Der vom Landgericht unter Bezugnahme auf Schönke/Schröder (StGB 12, Aufl. Vorbem. vor § 223 StGB Rdnr, 2 und § 223 a StGB Anm. Rdnr. 14) vertretenen Gegenmeinung, wonach Tateinheit zwischen § 223 a und den §§ 224,225 StGB bestehen soll, vermag der Senat nicht zu folgen. Der erst nachträglich in das Gesetz eingefügte § 223 a StGB sollte die Lücke zwischen der einfachen und der schweren Körperverletzung ausfüllen und die Fälle erfassen, in denen zwar kein schwerer Erfolg eingetreten, die Tat aber wegen der Art ihrer Ausführung besonders gefährlich ist. Das Bedürfnis zur Anwendung dieser Vorschrift entfällt, wenn ein schwerer Erfolg eingetreten ist, woraus sich regelnmäßig ohnehin die Gefährlichkeit der Tat ergibt. Im übrigen wird der schwere Erfolg der Körperverletzung nach §§ 224, 225 StGB in aller Regel durch eine der in § 223 a StGB aufgeführten Begehungsweisen herbeigeführt. Der Unrechtsgehalt des § 223 a StGB fällt neben dem der §§ 224, 225 StGB auch nicht ins Gewicht. Die bisherige Ansicht der Rechtsprechung, daß § 223 a StGB durch die §§ 224, 225 StGB aufgezehrt wird, erscheint sonach zutreffend. Die Entscheidung des Bundesgerichtshofs vom 24. Mai 1966 - 5 Str 206/66 - steht dem nicht entgegen, da sie nur Tateinheit zwischen versuchten Verbrechen nach §§ 224, 225 StGB und § 223 a StGB bejaht. Die Verurteilung wegen gefährlicher Körperverletzung muß daher hier entfallen.

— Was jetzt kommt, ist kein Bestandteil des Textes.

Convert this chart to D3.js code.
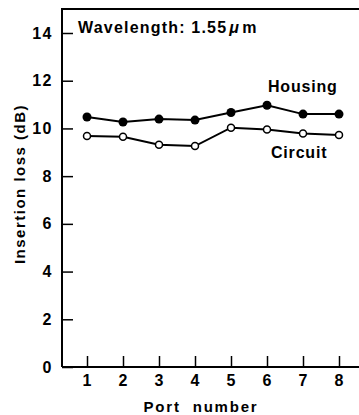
<!DOCTYPE html>
<html>
<head>
<meta charset="utf-8">
<script src="https://cdn.jsdelivr.net/npm/d3@7"></script>
<style>
  body { margin: 0; background: #fff; }
  svg { display: block; font-family: "Liberation Sans", Arial, sans-serif; font-weight: bold; }
</style>
</head>
<body>
<div class="chart"></div>
<script>

var ports = [1, 2, 3, 4, 5, 6, 7, 8];
var housing = [10.48, 10.27, 10.39, 10.35, 10.67, 10.97, 10.6, 10.6];
var circuit = [9.68, 9.65, 9.32, 9.26, 10.03, 9.96, 9.79, 9.72];
var yTicks = [0, 2, 4, 6, 8, 10, 12, 14];

var width = 359, height = 415;

var x = d3.scaleLinear()
    .domain([1, 8])
    .range([87, 339]);

var y = d3.scaleLinear()
    .domain([0, 14])
    .range([367, 33]);

var svg = d3.select('.chart')
    .append('svg')
    .attr('width', width)
    .attr('height', height);

// frame: left axis + top line
svg.append("path")
    .attr("d", "M62," + y(0) + "V9H" + width)
    .attr("fill", "none")
    .attr("stroke", "#000")
    .attr("stroke-width", 2);

// x axis
var xAxis = svg.append("g")
    .attr("transform", "translate(0," + y(0) + ")")
    .call(d3.axisTop(x).tickValues(ports).tickSize(11).tickFormat(""));
xAxis.select(".domain").attr("d", "M62,0H" + width).attr("stroke-width", 2);
xAxis.selectAll(".tick line").attr("stroke-width", 1.5);

svg.append("g")
    .selectAll("text")
    .data(ports)
    .enter()
    .append("text")
    .attr("x", d => x(d))
    .attr("y", 386)
    .attr("text-anchor", "middle")
    .attr("font-size", 16)
    .text(d => d);

// y axis
var yAxis = svg.append("g")
    .attr("transform", "translate(62,0)")
    .call(d3.axisRight(y).tickValues(yTicks).tickSize(11).tickFormat(""));
yAxis.select(".domain").remove();
yAxis.selectAll(".tick line").attr("stroke-width", 1.5);

svg.append("g")
    .selectAll("text")
    .data(yTicks)
    .enter()
    .append("text")
    .attr("x", 53)
    .attr("y", d => y(d) + 5.5)
    .attr("text-anchor", "end")
    .attr("font-size", 16)
    .attr("letter-spacing", 1.5)
    .text(d => d);

// axis titles
svg.append("text")
    .attr("transform", "translate(25,184) rotate(-90)")
    .attr("text-anchor", "middle")
    .attr("font-size", 15)
    .attr("letter-spacing", 1.5)
    .text("Insertion loss (dB)");

svg.append("text")
    .attr("x", 201)
    .attr("y", 412)
    .attr("text-anchor", "middle")
    .attr("font-size", 15)
    .attr("letter-spacing", 1.8)
    .attr("word-spacing", 6)
    .text("Port number");

// series
var line = d3.line()
    .x((d, i) => x(ports[i]))
    .y(d => y(d));

svg.append("path")
    .datum(housing)
    .attr("d", line)
    .attr("fill", "none")
    .attr("stroke", "#000")
    .attr("stroke-width", 2);

svg.append("path")
    .datum(circuit)
    .attr("d", line)
    .attr("fill", "none")
    .attr("stroke", "#000")
    .attr("stroke-width", 2);

svg.append("g")
    .selectAll("circle")
    .data(housing)
    .enter()
    .append("circle")
    .attr("cx", (d, i) => x(ports[i]))
    .attr("cy", d => y(d))
    .attr("r", 4.5)
    .attr("fill", "#000");

svg.append("g")
    .selectAll("circle")
    .data(circuit)
    .enter()
    .append("circle")
    .attr("cx", (d, i) => x(ports[i]))
    .attr("cy", d => y(d))
    .attr("r", 3.5)
    .attr("fill", "#fff")
    .attr("stroke", "#000")
    .attr("stroke-width", 1.5);

// labels
svg.append("text")
    .attr("x", 268)
    .attr("y", 92)
    .attr("font-size", 16)
    .attr("letter-spacing", 0.8)
    .text("Housing");

svg.append("text")
    .attr("x", 271)
    .attr("y", 158)
    .attr("font-size", 16)
    .attr("letter-spacing", 0.8)
    .text("Circuit");

var wl = svg.append("text")
    .attr("x", 78)
    .attr("y", 33)
    .attr("font-size", 16)
    .attr("letter-spacing", 1.2);
wl.append("tspan").text("Wavelength: 1.55");
wl.append("tspan").attr("font-style", "italic").attr("dx", 2).text("\u03bc");
wl.append("tspan").attr("dx", 2).text("m");

</script>
</body>
</html>
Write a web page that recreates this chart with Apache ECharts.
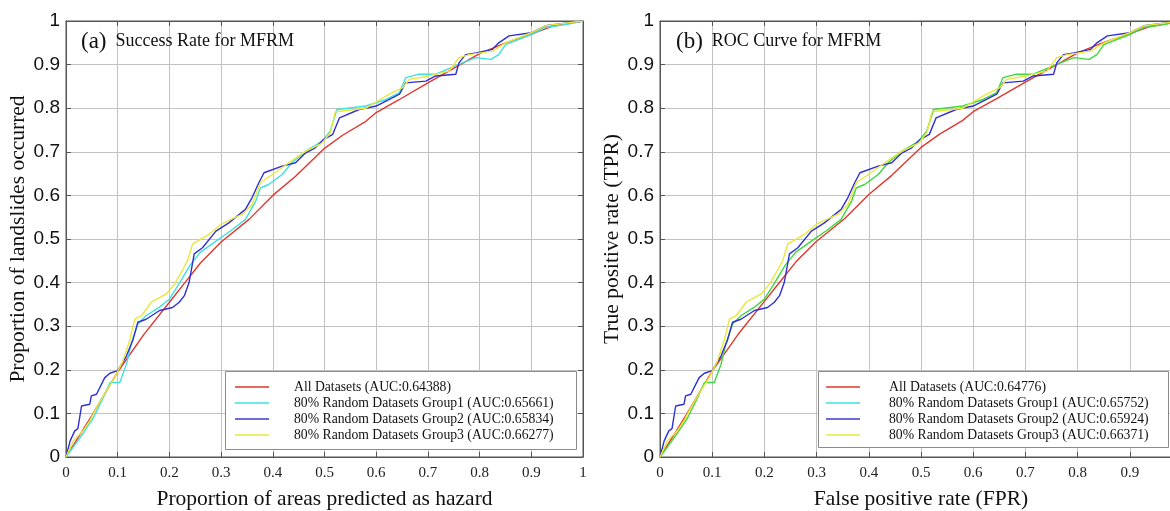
<!DOCTYPE html>
<html><head><meta charset="utf-8">
<script src="https://cdn.jsdelivr.net/npm/echarts@6/dist/echarts.min.js"></script>
<style>html,body{margin:0;padding:0;background:#fff}#c{width:1170px;height:511px}</style>
</head><body><div id="c"></div>
<script>
// ---------- data ----------
const successNames = ['All Datasets (AUC:0.64388)', '80% Random Datasets Group1 (AUC:0.65661)', '80% Random Datasets Group2 (AUC:0.65834)', '80% Random Datasets Group3 (AUC:0.66277)'];
const rocNames = ['All Datasets (AUC:0.64776)', '80% Random Datasets Group1 (AUC:0.65752)', '80% Random Datasets Group2 (AUC:0.65924)', '80% Random Datasets Group3 (AUC:0.66371)'];

const successAll = [[0,0],[0.02,0.038],[0.05,0.095],[0.1,0.195],[0.15,0.28],[0.2,0.355],[0.23,0.4],[0.26,0.445],[0.3,0.493],[0.354,0.545],[0.4,0.6],[0.444,0.644],[0.5,0.708],[0.535,0.738],[0.58,0.77],[0.6,0.79],[0.645,0.82],[0.7,0.858],[0.754,0.894],[0.8,0.925],[0.85,0.95],[0.9,0.97],[0.94,0.988],[1,1]];
const successG1 = [[0,0],[0.027,0.044],[0.053,0.09],[0.072,0.136],[0.085,0.171],[0.104,0.171],[0.117,0.213],[0.126,0.259],[0.139,0.305],[0.155,0.324],[0.18,0.343],[0.2,0.362],[0.22,0.4],[0.24,0.44],[0.26,0.47],[0.29,0.495],[0.32,0.52],[0.347,0.545],[0.367,0.587],[0.376,0.617],[0.392,0.625],[0.418,0.648],[0.437,0.675],[0.463,0.701],[0.495,0.724],[0.511,0.747],[0.524,0.797],[0.58,0.805],[0.619,0.82],[0.645,0.836],[0.657,0.87],[0.683,0.878],[0.715,0.878],[0.767,0.904],[0.793,0.916],[0.822,0.912],[0.837,0.923],[0.85,0.946],[0.9,0.969],[0.927,0.985],[0.966,0.992],[1,1]];
const successG2 = [[0,0],[0.008,0.037],[0.017,0.06],[0.023,0.065],[0.03,0.117],[0.046,0.121],[0.049,0.14],[0.059,0.144],[0.075,0.182],[0.085,0.192],[0.1,0.198],[0.117,0.232],[0.129,0.267],[0.139,0.309],[0.155,0.316],[0.181,0.336],[0.206,0.343],[0.219,0.355],[0.229,0.37],[0.238,0.4],[0.248,0.466],[0.264,0.48],[0.29,0.518],[0.315,0.537],[0.347,0.568],[0.36,0.595],[0.373,0.629],[0.383,0.652],[0.418,0.667],[0.444,0.675],[0.463,0.697],[0.482,0.709],[0.498,0.728],[0.516,0.74],[0.529,0.778],[0.567,0.797],[0.6,0.805],[0.645,0.832],[0.657,0.858],[0.696,0.862],[0.715,0.874],[0.754,0.878],[0.76,0.904],[0.773,0.923],[0.793,0.927],[0.825,0.935],[0.837,0.95],[0.857,0.966],[0.9,0.973],[0.927,0.989],[0.966,0.995],[1,1]];
const successG3 = [[0,0],[0.014,0.037],[0.033,0.06],[0.046,0.083],[0.059,0.113],[0.078,0.152],[0.094,0.182],[0.11,0.22],[0.123,0.267],[0.133,0.316],[0.146,0.324],[0.165,0.355],[0.194,0.374],[0.21,0.397],[0.226,0.43],[0.235,0.45],[0.245,0.489],[0.277,0.511],[0.3,0.534],[0.341,0.557],[0.36,0.579],[0.376,0.629],[0.399,0.648],[0.431,0.675],[0.463,0.701],[0.495,0.72],[0.511,0.743],[0.521,0.792],[0.58,0.8],[0.619,0.828],[0.651,0.847],[0.664,0.866],[0.702,0.874],[0.741,0.885],[0.76,0.916],[0.78,0.923],[0.825,0.931],[0.85,0.95],[0.9,0.973],[0.927,0.989],[1,1]];

const rocAll = [[0,0],[0.02,0.038],[0.05,0.096],[0.1,0.197],[0.15,0.282],[0.2,0.357],[0.23,0.402],[0.26,0.447],[0.3,0.495],[0.354,0.547],[0.4,0.602],[0.444,0.646],[0.5,0.71],[0.535,0.74],[0.58,0.772],[0.6,0.792],[0.645,0.822],[0.7,0.86],[0.754,0.896],[0.8,0.927],[0.85,0.951],[0.9,0.971],[0.94,0.988],[1,1]];
const rocG1 = [[0,0],[0.027,0.044],[0.053,0.09],[0.072,0.136],[0.085,0.171],[0.104,0.171],[0.117,0.213],[0.126,0.259],[0.139,0.305],[0.155,0.324],[0.18,0.343],[0.2,0.362],[0.22,0.4],[0.24,0.44],[0.26,0.47],[0.29,0.495],[0.32,0.52],[0.347,0.545],[0.367,0.587],[0.376,0.617],[0.392,0.625],[0.418,0.648],[0.437,0.675],[0.463,0.701],[0.495,0.724],[0.511,0.747],[0.524,0.797],[0.58,0.805],[0.619,0.82],[0.645,0.836],[0.657,0.87],[0.683,0.878],[0.715,0.878],[0.767,0.904],[0.793,0.916],[0.822,0.912],[0.837,0.923],[0.85,0.946],[0.9,0.969],[0.927,0.985],[0.966,0.992],[1,1]];
const rocG2 = [[0,0],[0.008,0.037],[0.017,0.06],[0.023,0.065],[0.03,0.117],[0.046,0.121],[0.049,0.14],[0.059,0.144],[0.075,0.182],[0.085,0.192],[0.1,0.198],[0.117,0.232],[0.129,0.267],[0.139,0.309],[0.155,0.316],[0.181,0.336],[0.206,0.343],[0.219,0.355],[0.229,0.37],[0.238,0.4],[0.248,0.466],[0.264,0.48],[0.29,0.518],[0.315,0.537],[0.347,0.568],[0.36,0.595],[0.373,0.629],[0.383,0.652],[0.418,0.667],[0.444,0.675],[0.463,0.697],[0.482,0.709],[0.498,0.728],[0.516,0.74],[0.529,0.778],[0.567,0.797],[0.6,0.805],[0.645,0.832],[0.657,0.858],[0.696,0.862],[0.715,0.874],[0.754,0.878],[0.76,0.904],[0.773,0.923],[0.793,0.927],[0.825,0.935],[0.837,0.95],[0.857,0.966],[0.9,0.973],[0.927,0.989],[0.966,0.995],[1,1]];
const rocG3 = [[0,0],[0.014,0.037],[0.033,0.06],[0.046,0.083],[0.059,0.113],[0.078,0.152],[0.094,0.182],[0.11,0.22],[0.123,0.267],[0.133,0.316],[0.146,0.324],[0.165,0.355],[0.194,0.374],[0.21,0.397],[0.226,0.43],[0.235,0.45],[0.245,0.489],[0.277,0.511],[0.3,0.534],[0.341,0.557],[0.36,0.579],[0.376,0.629],[0.399,0.648],[0.431,0.675],[0.463,0.701],[0.495,0.72],[0.511,0.743],[0.521,0.792],[0.58,0.8],[0.619,0.828],[0.651,0.847],[0.664,0.866],[0.702,0.874],[0.741,0.885],[0.76,0.916],[0.78,0.923],[0.825,0.931],[0.85,0.95],[0.9,0.973],[0.927,0.989],[1,1]];

// ---------- style ----------
const serif = '"Liberation Serif","Times New Roman",serif';
const sans = '"Liberation Sans",Arial,sans-serif';
const successColors = ['#e2372c', '#3fe0e0', '#2f2fd6', '#e8e83c'];
const rocColors = ['#e2372c', '#3fd83f', '#2f2fd6', '#e8e83c'];
const legendIconColors = ['#e2372c', '#3fe0e0', '#3a3ad0', '#e8e83c'];
const frame = '#555';
const gridLine = '#c2c2c2';

const grids = [
  {left: 66, top: 21, width: 517, height: 436},
  {left: 660, top: 21, width: 522, height: 436}
];
const xNames = ['Proportion of areas predicted as hazard', 'False positive rate (FPR)'];
const yNames = ['Proportion of landslides occurred', 'True positive rate (TPR)'];

const xAxis = [], yAxis = [];
grids.forEach((g, i) => {
  xAxis.push({
    gridIndex: i, type: 'value', min: 0, max: 1, interval: 0.1, position: 'bottom',
    axisLine: {show: true, onZero: false, lineStyle: {color: frame}},
    axisTick: {show: true, inside: true, length: 5, lineStyle: {color: frame}},
    axisLabel: {fontFamily: serif, fontSize: 15, color: '#222', margin: 9},
    splitLine: {show: true, lineStyle: {color: gridLine, width: 1}},
    name: xNames[i], nameLocation: 'middle', nameGap: 31,
    nameTextStyle: {fontFamily: serif, fontSize: 21.5, color: '#111'}
  });
  xAxis.push({
    gridIndex: i, type: 'value', min: 0, max: 1, interval: 0.1, position: 'top',
    axisLine: {show: true, onZero: false, lineStyle: {color: frame}},
    axisTick: {show: true, inside: true, length: 5, lineStyle: {color: frame}},
    axisLabel: {show: false}, splitLine: {show: false}
  });
  yAxis.push({
    gridIndex: i, type: 'value', min: 0, max: 1, interval: 0.1, position: 'left',
    axisLine: {show: true, onZero: false, lineStyle: {color: frame}},
    axisTick: {show: true, inside: true, length: 5, lineStyle: {color: frame}},
    axisLabel: {fontFamily: sans, fontSize: 19, color: '#111', margin: 6},
    splitLine: {show: true, lineStyle: {color: gridLine, width: 1}},
    name: yNames[i], nameLocation: 'middle', nameGap: 34,
    nameTextStyle: {fontFamily: serif, fontSize: 21.5, color: '#111'}
  });
  yAxis.push({
    gridIndex: i, type: 'value', min: 0, max: 1, interval: 0.1, position: 'right',
    axisLine: {show: true, onZero: false, lineStyle: {color: frame}},
    axisTick: {show: true, inside: true, length: 5, lineStyle: {color: frame}},
    axisLabel: {show: false}, splitLine: {show: false}
  });
});

const successData = [successAll, successG1, successG2, successG3];
const rocData = [rocAll, rocG1, rocG2, rocG3];
const series = [];
successData.forEach((d, k) => series.push({
  name: successNames[k], type: 'line', xAxisIndex: 0, yAxisIndex: 0, data: d,
  showSymbol: false, symbol: 'none', color: successColors[k],
  lineStyle: {width: 1.4, color: successColors[k]}, z: 2
}));
rocData.forEach((d, k) => series.push({
  name: rocNames[k], type: 'line', xAxisIndex: 2, yAxisIndex: 2, data: d,
  showSymbol: false, symbol: 'none', color: rocColors[k],
  lineStyle: {width: 1.4, color: rocColors[k]}, z: 2
}));

function makeLegend(names, left, top, pad) {
  return {
    left: left, top: top, orient: 'vertical', padding: 0, itemGap: 0,
    itemWidth: 34, itemHeight: 1.5, icon: 'rect', selectedMode: false, z: 6,
    data: names.map((n, k) => ({name: n, itemStyle: {color: legendIconColors[k]}})),
    textStyle: {fontFamily: serif, fontSize: 13.7, color: '#111', lineHeight: 16, padding: [0, 0, 0, pad]}
  };
}

const titleRich = {
  a: {fontFamily: serif, fontSize: 23, fontWeight: 'normal', color: '#111'},
  b: {fontFamily: serif, fontSize: 18, fontWeight: 'normal', color: '#111', padding: [0, 0, 0, 9]}
};

const option = {
  animation: false,
  backgroundColor: '#fff',
  grid: grids.map(g => Object.assign({show: true, borderColor: frame, borderWidth: 1, backgroundColor: 'transparent', outerBoundsMode: 'none', containLabel: false}, g)),
  title: [
    {left: 81, top: 30, padding: 0, text: '{a|(a)}{b|Success Rate for MFRM}',
     textStyle: {fontWeight: 'normal', rich: titleRich}},
    {left: 676, top: 30, padding: 0, text: '{a|(b)}{b|ROC Curve for MFRM}',
     textStyle: {fontWeight: 'normal', rich: titleRich}}
  ],
  graphic: [
    {type: 'rect', z: 5, shape: {x: 225.5, y: 371.5, width: 351, height: 78}, style: {fill: '#fff', stroke: '#8a8a8a', lineWidth: 1}},
    {type: 'rect', z: 5, shape: {x: 818.5, y: 371.5, width: 350, height: 76}, style: {fill: '#fff', stroke: '#8a8a8a', lineWidth: 1}}
  ],
  legend: [makeLegend(successNames, 235, 379, 20), makeLegend(rocNames, 826, 379, 24)],
  xAxis: xAxis,
  yAxis: yAxis,
  series: series
};

const chart = echarts.init(document.getElementById('c'), null, {renderer: 'canvas'});
chart.setOption(option);
</script></body></html>
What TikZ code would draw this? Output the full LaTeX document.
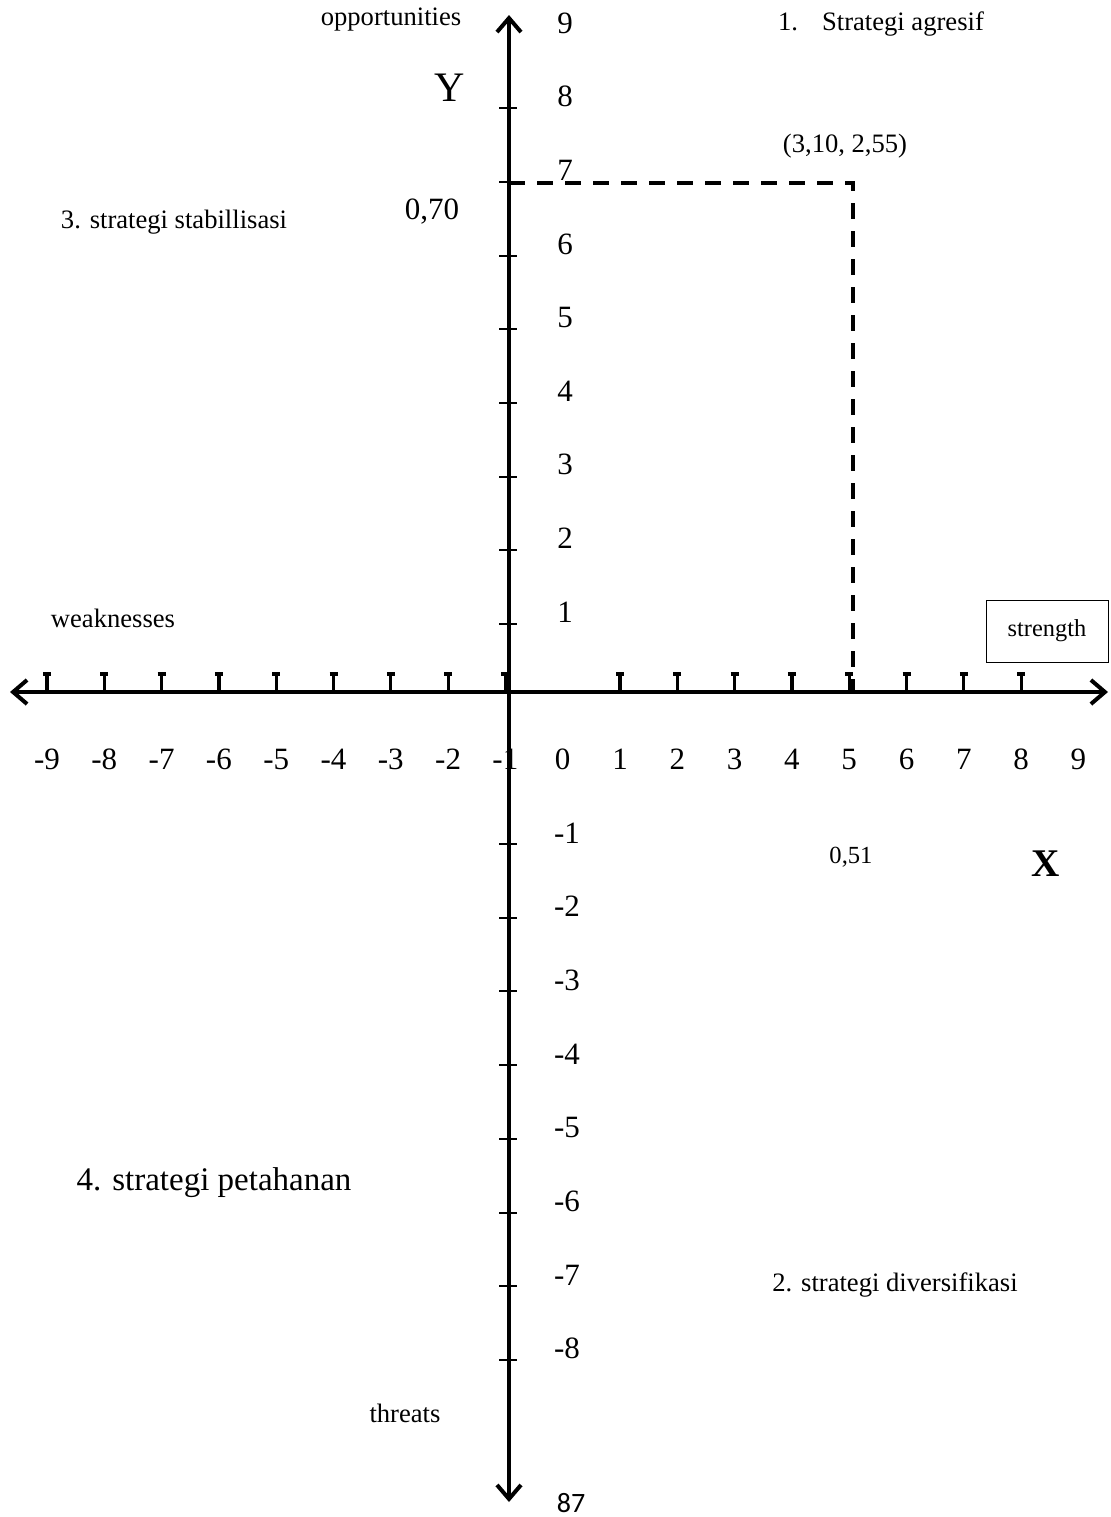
\documentclass[tikz,border=0pt]{standalone}
\usepackage{fontspec}
\setmainfont{Liberation Serif}
\newfontfamily\calfont{Carlito}
\usetikzlibrary{arrows.meta}
\tikzset{
  axisline/.style={
    line width=2pt,
    {Straight Barb[length=7pt,width=12pt]}-{Straight Barb[length=7pt,width=12pt]}
  },
  guide/.style={
    line width=2pt,
    dash pattern=on 8pt off 6pt
  },
  xtick/.style={line width=1.6pt},
  ytick/.style={line width=1pt},
  numlabel/.style={font=\fontsize{15.5}{18}\selectfont, anchor=base, inner sep=0pt},
  note/.style={font=\fontsize{13.3}{16}\selectfont, inner sep=0pt},
  bignote/.style={font=\fontsize{16.5}{20}\selectfont, inner sep=0pt},
  valuenote/.style={font=\fontsize{15.5}{18}\selectfont, inner sep=0pt},
  framed/.style={draw, line width=0.5pt, minimum width=61pt, minimum height=31pt,
    font=\fontsize{12.2}{15}\selectfont}
}

\begin{document}
\begin{tikzpicture}[x=0.5pt, y=-0.5pt]
\useasboundingbox (0,0) rectangle (1110,1517);

\coordinate (west) at (10,692);
\coordinate (east) at (1108,692);
\coordinate (north) at (509,15);
\coordinate (south) at (509,1502);
\coordinate (ycut) at (509,183);
\coordinate (corner) at (853,183);
\coordinate (xcut) at (853,692);

\draw[axisline] (west) -- (east);
\draw[axisline] (south) -- (north);
\draw[guide] (ycut) -- (corner) -- (xcut);

\foreach \k in {-9,...,-1,1,2,...,8}
  \draw[xtick] ({47+57.3*(\k+9)},692) -- ++(0,-18) ++(-4,0) -- ++(8,0);
\foreach \k in {-9,...,9}
  \node[numlabel] (xn\k) at ({47+57.3*(\k+9)},769) {\k};

\foreach \k in {1,...,8}
  \draw[ytick] (499,{624-73.7*(\k-1)}) -- (517,{624-73.7*(\k-1)});
\foreach \k in {1,...,8}
  \draw[ytick] (499,{844+73.7*(\k-1)}) -- (517,{844+73.7*(\k-1)});
\foreach \k in {1,...,9}
  \node[numlabel] (yp\k) at (565,{622-73.6*(\k-1)}) {\k};
\foreach \k in {1,...,8}
  \node[numlabel] (yn\k) at (567,{843+73.7*(\k-1)}) {-\k};

\node[note] (opp) at (391,20) {opportunities};
\node[font=\fontsize{21}{24}\selectfont, inner sep=0pt] (ylabel) at (450,88) {Y};
\node[valuenote] (yval) at (432,212) {0,70};
\node[note] (agr) at (881,24) {1.\hspace{12pt}Strategi agresif};
\node[note] (pt) at (845,146) {(3,10, 2,55)};
\node[note] (stab) at (174,222) {3. strategi stabillisasi};
\node[note] (weak) at (113,618) {weaknesses};
\node[framed] (str) at (1047,631) {strength};
\node[font=\fontsize{12.3}{15}\selectfont, inner sep=0pt] (xval) at (851,857) {0,51};
\node[font=\bfseries\fontsize{19.6}{23}\selectfont, inner sep=0pt] (xlabel) at (1046,864) {X};
\node[bignote] (def) at (214,1183) {4. strategi petahanan};
\node[note] (div) at (895,1285) {2. strategi diversifikasi};
\node[note] (thr) at (405,1413) {threats};
\node[font=\calfont\fontsize{14}{17}\selectfont, inner sep=0pt] (bot) at (571,1503) {87};
\end{tikzpicture}
\end{document}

Der Wegfall dieser Verurteilung hat auf den Strafausspruch keinen Einfluß, da das Landgericht auf die Mindeststrafe des § 225 StGB erkannt hat.

Da das Rechtsmittel im wesentlichen erfolglos bleibt, besteht für die Ermäßigung der Gerichtsgebühr (§ 473 Abs. 1 StPO) kein Anlaß.